:: Data provided ::

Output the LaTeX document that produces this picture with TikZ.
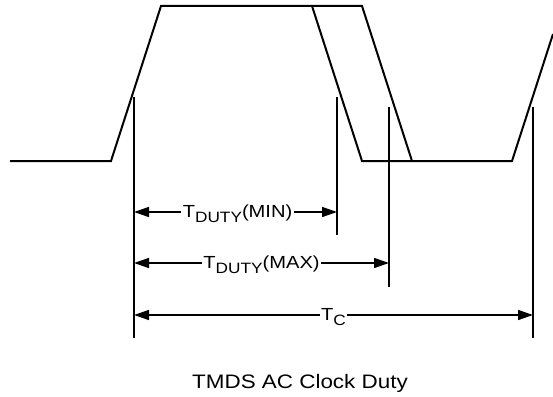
\documentclass[tikz,border=0pt]{standalone}
\usepackage{fontspec}
\setmainfont{Liberation Sans}[FakeStretch=1.15]
\usetikzlibrary{arrows.meta}

\newcommand{\lowsub}[1]{{\fontsize{15}{15}\selectfont\raisebox{-5pt}{#1}}}

\begin{document}
\begin{tikzpicture}[
  x=1pt, y=-1pt,
  wave/.style={line width=2pt, line join=miter},
  marker/.style={line width=1.5pt},
  dim/.style={{Triangle[length=15pt, width=10pt]}-{Triangle[length=15pt, width=10pt]}, line width=1.5pt},
  lbl/.style={fill=white, inner sep=1.5pt, yshift=-2pt, font=\fontsize{17.5}{17.5}\selectfont},
  caption/.style={anchor=base, font=\fontsize{19.5}{19.5}\selectfont}
]
\useasboundingbox (0,0) rectangle (553,396);

% Clock waveform
\coordinate (lo) at (10,161);
\coordinate (rise1b) at (111,161);
\coordinate (rise1t) at (161,6);
\coordinate (fallmin) at (312,6);
\coordinate (fallmax) at (362,6);
\coordinate (low1) at (362,161);
\coordinate (low2) at (412,161);
\coordinate (rise2b) at (512,161);
\coordinate (rise2t) at (553,34);

\draw[wave] (lo) -- (rise1b) -- (rise1t) -- (fallmax) -- (low2);
\draw[wave] (fallmin) -- (low1) -- (rise2b) -- (rise2t);

% Markers
\coordinate (m1t) at (134,97);
\coordinate (m1b) at (134,338);
\coordinate (m2t) at (337,97);
\coordinate (m2b) at (337,235);
\coordinate (m3t) at (389,107);
\coordinate (m3b) at (389,287);
\coordinate (m4t) at (533,107);
\coordinate (m4b) at (533,338);

\draw[marker] (m1t) -- (m1b);
\draw[marker] (m2t) -- (m2b);
\draw[marker] (m3t) -- (m3b);
\draw[marker] (m4t) -- (m4b);

% Dimensions
\coordinate (min_a) at (134,212);
\coordinate (min_b) at (337,212);
\coordinate (max_a) at (134,263);
\coordinate (max_b) at (389,263);
\coordinate (tc_a) at (134,315);
\coordinate (tc_b) at (533,315);

\draw[dim] (min_a) -- node[lbl, pos=0.51] (tmin) {T\lowsub{DUTY}(MIN)} (min_b);
\draw[dim] (max_a) -- node[lbl, pos=0.5] (tmax) {T\lowsub{DUTY}(MAX)} (max_b);
\draw[dim] (tc_a) -- node[lbl, pos=0.5] (tc) {T\lowsub{C}} (tc_b);

% Caption
\node[caption] (title) at (300,388) {TMDS AC Clock Duty};

\end{tikzpicture}
\end{document}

:: What you will do ::
Retype the whole listing exactly and leave the pictures out.

:: Output of the task ::
Output the LaTeX document that produces this picture with TikZ.
\documentclass[tikz,border=0pt]{standalone}
\usepackage{fontspec}
\setmainfont{Liberation Sans}[FakeStretch=1.15]
\usetikzlibrary{arrows.meta}

\newcommand{\lowsub}[1]{{\fontsize{15}{15}\selectfont\raisebox{-5pt}{#1}}}

\begin{document}
\begin{tikzpicture}[
  x=1pt, y=-1pt,
  wave/.style={line width=2pt, line join=miter},
  marker/.style={line width=1.5pt},
  dim/.style={{Triangle[length=15pt, width=10pt]}-{Triangle[length=15pt, width=10pt]}, line width=1.5pt},
  lbl/.style={fill=white, inner sep=1.5pt, yshift=-2pt, font=\fontsize{17.5}{17.5}\selectfont},
  caption/.style={anchor=base, font=\fontsize{19.5}{19.5}\selectfont}
]
\useasboundingbox (0,0) rectangle (553,396);

% Clock waveform
\coordinate (lo) at (10,161);
\coordinate (rise1b) at (111,161);
\coordinate (rise1t) at (161,6);
\coordinate (fallmin) at (312,6);
\coordinate (fallmax) at (362,6);
\coordinate (low1) at (362,161);
\coordinate (low2) at (412,161);
\coordinate (rise2b) at (512,161);
\coordinate (rise2t) at (553,34);

\draw[wave] (lo) -- (rise1b) -- (rise1t) -- (fallmax) -- (low2);
\draw[wave] (fallmin) -- (low1) -- (rise2b) -- (rise2t);

% Markers
\coordinate (m1t) at (134,97);
\coordinate (m1b) at (134,338);
\coordinate (m2t) at (337,97);
\coordinate (m2b) at (337,235);
\coordinate (m3t) at (389,107);
\coordinate (m3b) at (389,287);
\coordinate (m4t) at (533,107);
\coordinate (m4b) at (533,338);

\draw[marker] (m1t) -- (m1b);
\draw[marker] (m2t) -- (m2b);
\draw[marker] (m3t) -- (m3b);
\draw[marker] (m4t) -- (m4b);

% Dimensions
\coordinate (min_a) at (134,212);
\coordinate (min_b) at (337,212);
\coordinate (max_a) at (134,263);
\coordinate (max_b) at (389,263);
\coordinate (tc_a) at (134,315);
\coordinate (tc_b) at (533,315);

\draw[dim] (min_a) -- node[lbl, pos=0.51] (tmin) {T\lowsub{DUTY}(MIN)} (min_b);
\draw[dim] (max_a) -- node[lbl, pos=0.5] (tmax) {T\lowsub{DUTY}(MAX)} (max_b);
\draw[dim] (tc_a) -- node[lbl, pos=0.5] (tc) {T\lowsub{C}} (tc_b);

% Caption
\node[caption] (title) at (300,388) {TMDS AC Clock Duty};

\end{tikzpicture}
\end{document}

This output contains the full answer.